Have you ever heard of batteries?

Nuclear at $6,000-12,000/kW installed capacity becomes cheaper than solar+battery somewhere between 1-3 days of required backup.

  • Which is why you don't use batteries (at least, Li-ion batteries) much beyond diurnal storage. Systems analysis for renewables that assumes batteries are the only storage mode requires massive overbuilding of solar/wind, and this strawman engineering makes the nuclear alternative appear more competitive than it actually would be.

Have you done the math of how insufficient battery tech is, if we are to go 100% renewable? I'm so tired of renewable proponents just use the thought terminating cliche "BATTERIES!" when intermittency is brought up.

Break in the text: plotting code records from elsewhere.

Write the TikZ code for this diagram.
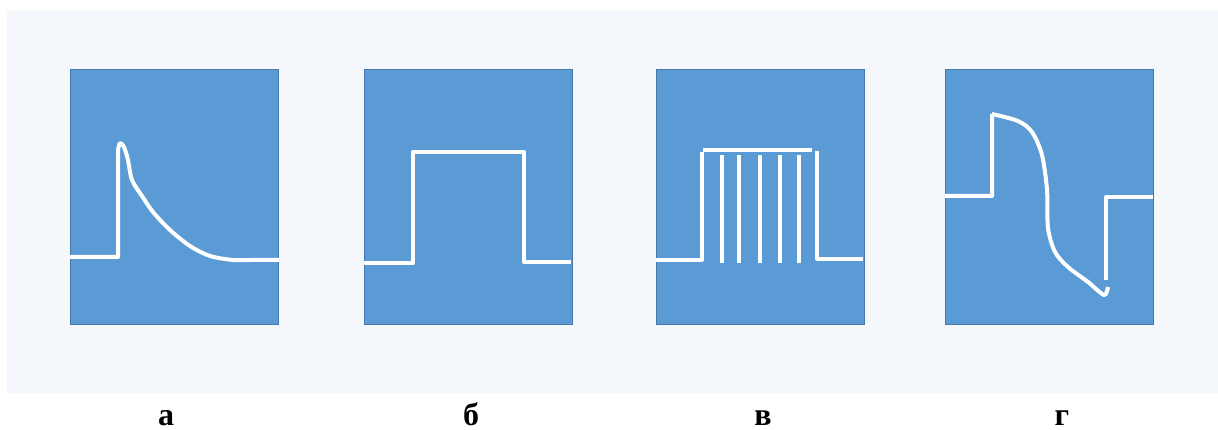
\documentclass[tikz,border=0pt]{standalone}
\usepackage{fontspec}
\setmainfont{Liberation Serif}
\definecolor{panelbg}{RGB}{244,248,252}
\definecolor{scopefill}{RGB}{91,155,213}
\definecolor{scopeedge}{RGB}{70,120,170}
\tikzset{
  scope box/.style={draw=scopeedge, line width=0.8pt, fill=scopefill,
    minimum width=208pt, minimum height=255pt, inner sep=0pt, anchor=north west},
  trace/.style={draw=white, line width=4pt, line join=round, line cap=butt},
  caption/.style={font=\bfseries\fontsize{32}{36}\selectfont, anchor=base, inner sep=0pt}
}
\begin{document}
\begin{tikzpicture}[x=1pt,y=-1pt]
  \useasboundingbox (0,0) rectangle (1218,430);
  \fill[white] (0,0) rectangle (1218,430);
  \fill[panelbg] (7,11) rectangle (1218,393);

  % oscilloscope screens
  \node[scope box] (pa) at (70,69) {};
  \node[scope box] (pb) at (364,69) {};
  \node[scope box] (pc) at (656,69) {};
  \node[scope box] (pd) at (945,69) {};

  % (а) spike with slow decay
  \draw[trace] (70,257) -- (118,257) -- (118,150)
    plot[smooth, tension=0.5] coordinates {(118,150) (120,143) (124,147) (128,160) (132,180)
      (142,196) (153,212) (170,230) (190,246) (210,256) (233,260) (250,260)}
    -- (279,260);

  % (б) rectangular pulse
  \draw[trace] (364,263) -- (413,263) -- (413,152) -- (524,152) -- (524,262) -- (571,262);

  % (в) burst of short pulses
  \draw[trace] (656,260) -- (702,260) -- (702,152);
  \draw[trace] (703,150) -- (812,150);
  \foreach \xx in {722,739,760,780,799}
    \draw[trace] (\xx,155) -- (\xx,263);
  \draw[trace] (817,151) -- (817,259) -- (863,259);

  % (г) biphasic response
  \draw[trace] (945,196) -- (992,196) -- (992,114)
    plot[smooth, tension=0.5] coordinates {(992,114) (1018,121) (1032,132) (1042,155)
      (1047,190) (1048,228) (1055,252) (1068,267) (1088,282) (1104,295) (1108,287)};
  \draw[trace] (1106,280) -- (1106,197) -- (1153,197);

  % captions
  \node[caption] (la) at (166,425) {а};
  \node[caption] (lb) at (471,425) {б};
  \node[caption] (lc) at (763,425) {в};
  \node[caption] (ld) at (1062,425) {г};
\end{tikzpicture}
\end{document}
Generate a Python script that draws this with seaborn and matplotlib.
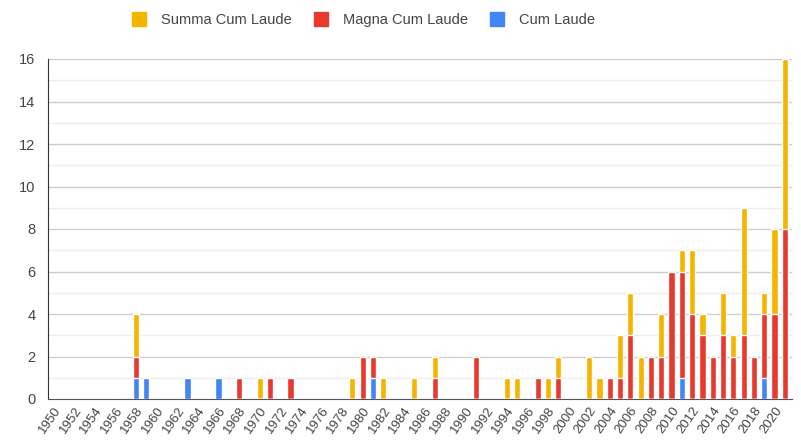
import pandas as pd
import matplotlib.pyplot as plt
import seaborn as sns
from matplotlib.lines import Line2D
from matplotlib.ticker import MultipleLocator

# Data: honours per year, 1950-2021
years = list(range(1950, 2022))

cum_laude = {1958: 1, 1959: 1, 1963: 1, 1966: 1, 1981: 1, 2011: 1, 2019: 1}

magna_cum_laude = {
    1958: 1, 1968: 1, 1971: 1, 1973: 1, 1980: 2, 1981: 1, 1987: 1, 1991: 2,
    1997: 1, 1999: 1, 2004: 1, 2005: 1, 2006: 3, 2008: 2, 2009: 2, 2010: 6,
    2011: 5, 2012: 4, 2013: 3, 2014: 2, 2015: 3, 2016: 2, 2017: 3, 2018: 2,
    2019: 3, 2020: 4, 2021: 8,
}

summa_cum_laude = {
    1958: 2, 1970: 1, 1979: 1, 1982: 1, 1985: 1, 1987: 1, 1994: 1, 1995: 1,
    1998: 1, 1999: 1, 2002: 2, 2003: 1, 2005: 2, 2006: 2, 2007: 2, 2009: 2,
    2011: 1, 2012: 3, 2013: 1, 2015: 2, 2016: 1, 2017: 6, 2019: 1, 2020: 4,
    2021: 8,
}

series_names = ["Summa Cum Laude", "Magna Cum Laude", "Cum Laude"]
colors = ["#F4B400", "#E8392F", "#4285F4"]

df = pd.DataFrame({"year": years})
df["cum"] = df["year"].map(cum_laude).fillna(0)
df["magna"] = df["year"].map(magna_cum_laude).fillna(0)
df["summa"] = df["year"].map(summa_cum_laude).fillna(0)
df["cum_magna"] = df["cum"] + df["magna"]
df["total"] = df["cum_magna"] + df["summa"]

sns.set_style("white")
plt.rcParams["font.family"] = ["Liberation Sans", "DejaVu Sans"]

fig = plt.figure(figsize=(8.01, 4.45), dpi=100)
ax = fig.add_axes([48 / 801, 46 / 445, 744 / 801, 340 / 445])

# stacked bars: draw cumulative heights from the top segment down
for col, color in [("total", colors[0]), ("cum_magna", colors[1]), ("cum", colors[2])]:
    sns.barplot(data=df, x="year", y=col, color=color, width=0.6,
                order=years, ax=ax, saturation=1, zorder=3)

ax.set_ylim(0, 16)
ax.set_xlim(-0.55, len(years) - 0.3)
ax.set_xlabel("")
ax.set_ylabel("")

ax.yaxis.set_major_locator(MultipleLocator(2))
ax.yaxis.set_minor_locator(MultipleLocator(1))
ax.grid(axis="y", which="major", color="#cccccc", linewidth=1, zorder=0)
ax.grid(axis="y", which="minor", color="#ededed", linewidth=1, zorder=0)
ax.set_axisbelow(True)

tick_pos = list(range(0, len(years), 2))
ax.set_xticks(tick_pos)
ax.set_xticklabels([str(years[i]) for i in tick_pos], rotation=55,
                   ha="right", rotation_mode="anchor", fontsize=9.5, color="#444444")
ax.tick_params(axis="x", length=0, pad=4)
ax.tick_params(axis="y", which="major", direction="inout", length=8, width=1,
               color="#333333", labelsize=10.5, labelcolor="#444444", pad=5)
ax.tick_params(axis="y", which="minor", length=0)

for side in ["top", "right"]:
    ax.spines[side].set_visible(False)
ax.spines["left"].set_color("#333333")
ax.spines["bottom"].set_color("#555555")

handles = [Line2D([0], [0], marker="s", linestyle="", markersize=10,
                  markerfacecolor=c, markeredgecolor=c) for c in colors]
fig.legend(handles, series_names, loc="center", bbox_to_anchor=(0.449, 0.955),
           ncol=3, frameon=False, fontsize=10.5, handletextpad=0.5,
           columnspacing=1.0, labelcolor="#444444")

fig.savefig("out.png", dpi=100)
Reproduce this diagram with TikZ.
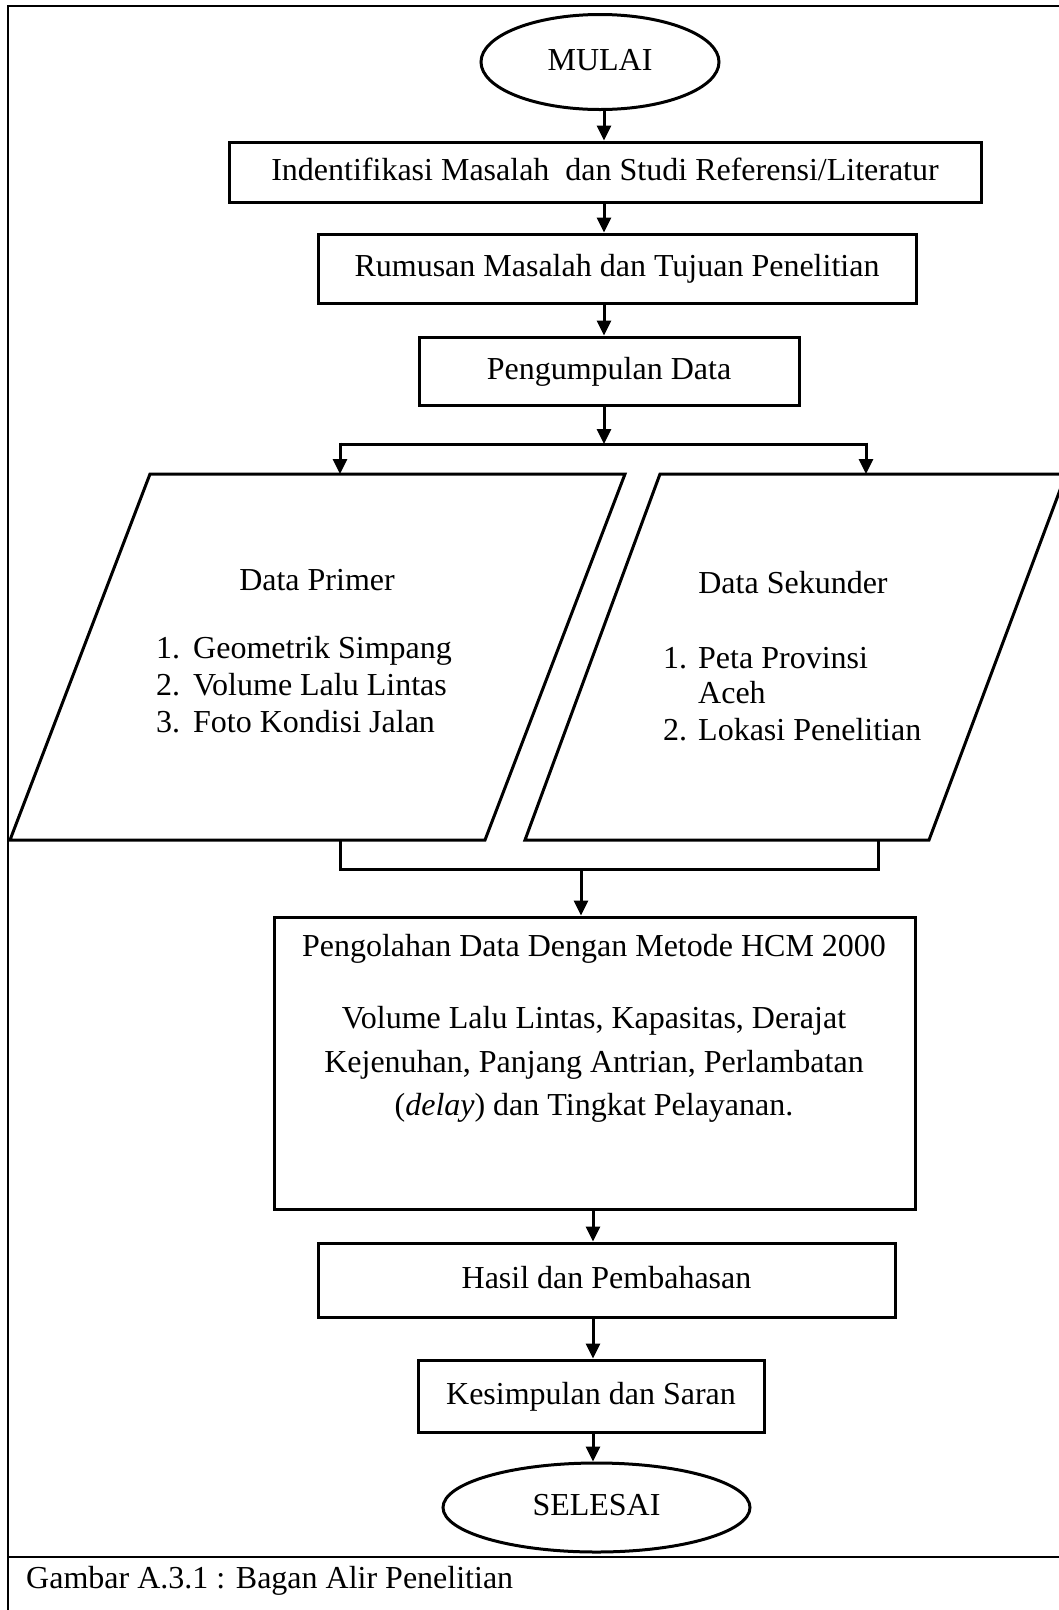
\documentclass[tikz,border=0pt]{standalone}
\usepackage{fontspec}
\setmainfont{Liberation Serif}
\usetikzlibrary{arrows.meta,shapes.geometric,calc}
\begin{document}
\begin{tikzpicture}[x=1pt,y=-1pt,
  font=\fontsize{32}{37}\selectfont,
  box/.style={draw,line width=3pt,inner sep=0pt,text height=22pt,text depth=6pt},
  term/.style={draw,ellipse,line width=3pt,inner sep=0pt,text height=22pt,text depth=6pt},
  para/.style={draw,line width=3pt,line join=miter},
  arr/.style={line width=3pt,-{Triangle[length=15pt,width=14pt]}},
  conn/.style={line width=3pt},
  frame/.style={line width=2pt},
  txt/.style={inner sep=0pt}]
\useasboundingbox (0,0) rectangle (1059,1610);
\clip (0,0) rectangle (1059,1610);
% outer frame and caption separator
\draw[frame] (1075,6) -- (8,6) -- (8,1625);
\draw[frame] (8,1557) -- (1075,1557);
\node[txt,anchor=base west] (cap) at (26,1588) {Gambar A.3.1 : Bagan Alir Penelitian};

% flow nodes
\node[term,minimum width=238,minimum height=95] (start) at (600,62) {MULAI};
\node[box,minimum width=752,minimum height=60] (b1) at (605,172) {Indentifikasi Masalah \ dan Studi Referensi/Literatur};
\node[box,minimum width=598,minimum height=69] (b2) at (617,268.5) {Rumusan Masalah dan Tujuan Penelitian};
\node[box,minimum width=380,minimum height=68] (b3) at (609,371) {Pengumpulan Data};

% parallelograms
\coordinate (pL1) at (150,474); \coordinate (pL2) at (625,474);
\coordinate (pL3) at (485,840); \coordinate (pL4) at (10,840);
\coordinate (pR1) at (660,474); \coordinate (pR2) at (1066,474);
\coordinate (pR3) at (929,840); \coordinate (pR4) at (525,840);
\draw[para] (pL1) -- (pL2) -- (pL3) -- (pL4) -- cycle;
\draw[para] (pR1) -- (pR2) -- (pR3) -- (pR4) -- cycle;

\node[txt,anchor=base] (dp) at (317,590) {Data Primer};
\node[txt,anchor=base west] (dp1n) at (156,658) {1.};
\node[txt,anchor=base west] (dp1) at (193,658) {Geometrik Simpang};
\node[txt,anchor=base west] (dp2n) at (156,695) {2.};
\node[txt,anchor=base west] (dp2) at (193,695) {Volume Lalu Lintas};
\node[txt,anchor=base west] (dp3n) at (156,732) {3.};
\node[txt,anchor=base west] (dp3) at (193,732) {Foto Kondisi Jalan};

\node[txt,anchor=base] (ds) at (793,593) {Data Sekunder};
\node[txt,anchor=base west] (ds1n) at (663,668) {1.};
\node[txt,anchor=base west] (ds1) at (698,668) {Peta Provinsi};
\node[txt,anchor=base west] (ds1b) at (698,703) {Aceh};
\node[txt,anchor=base west] (ds2n) at (663,740) {2.};
\node[txt,anchor=base west] (ds2) at (698,740) {Lokasi Penelitian};

% processing box
\node[box,minimum width=641,minimum height=292] (pg) at (594.5,1063) {};
\node[txt,anchor=base] (pgt) at (594,956) {Pengolahan Data Dengan Metode HCM 2000};
\node[txt,anchor=base] (pg1) at (594,1028) {Volume Lalu Lintas, Kapasitas, Derajat};
\node[txt,anchor=base] (pg2) at (594,1072) {Kejenuhan, Panjang Antrian, Perlambatan};
\node[txt,anchor=base] (pg3) at (594,1115) {(\textit{delay}) dan Tingkat Pelayanan.};

\node[box,minimum width=577,minimum height=74] (b5) at (606.5,1280) {Hasil dan Pembahasan};
\node[box,minimum width=346,minimum height=72] (b6) at (591,1396) {Kesimpulan dan Saran};
\node[term,minimum width=307,minimum height=89] (stop) at (596.5,1507.5) {SELESAI};

% connectors
\coordinate (ax) at (604,0);
\coordinate (bx) at (593,0);
\coordinate (sp) at (604,444);
\coordinate (spL) at (340,444);
\coordinate (spR) at (866,444);
\coordinate (mL) at (340,869);
\coordinate (mR) at (878,869);
\coordinate (mC) at (581,869);

\draw[arr] (start.south -| ax) -- (b1.north -| ax);
\draw[arr] (b1.south -| ax) -- (b2.north -| ax);
\draw[arr] (b2.south -| ax) -- (b3.north -| ax);
\draw[arr] (b3.south -| ax) -- (sp);
\draw[conn] (spL) -- (spR);
\draw[arr] ([yshift=1.5pt]spL) -- (spL |- pL1);
\draw[arr] ([yshift=1.5pt]spR) -- (spR |- pR1);
\draw[conn] (mL |- pL3) -- (mL) -- (mR) -- (mR |- pR3);
\draw[arr] (mC) -- (mC |- pg.north);
\draw[arr] (pg.south -| bx) -- (b5.north -| bx);
\draw[arr] (b5.south -| bx) -- (b6.north -| bx);
\draw[arr] (b6.south -| bx) -- (stop.north -| bx);
\end{tikzpicture}
\end{document}
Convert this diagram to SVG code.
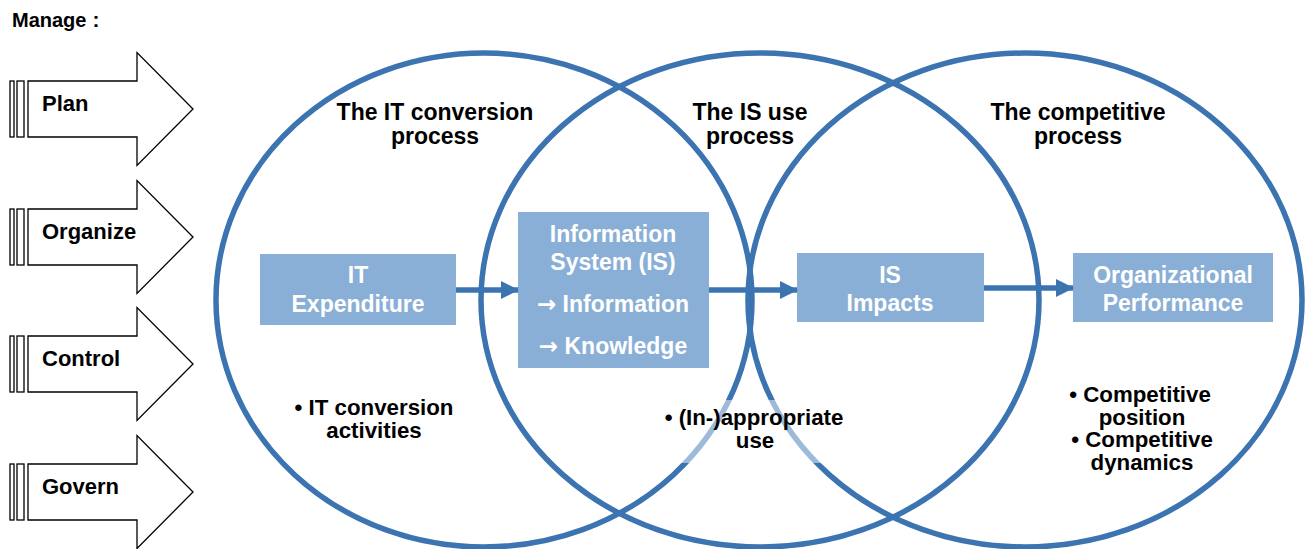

  • Even if you can't get to 100%, it would still make sense to strive for as large a % of renewables as you could achieve. So, that's going to involve batteries necessarily.

    For context I work at a company in Japan working on this problem. The entire reason the company exists is Japan's energy policy in response to the Fukushima nuclear disaster. Batteries are severely underutilized in Japan at this point in time, so we can at least vastly improve on where we are.

    • My question is a few math operations away from "how much batteries capacity can we deploy to support how much % of renewables in the short-medium term, while still having a stable grid". My "100%" phrasing was sloppy, no need to index too much on it.

      Since you're in the industry, maybe you can answer this question and change my mind.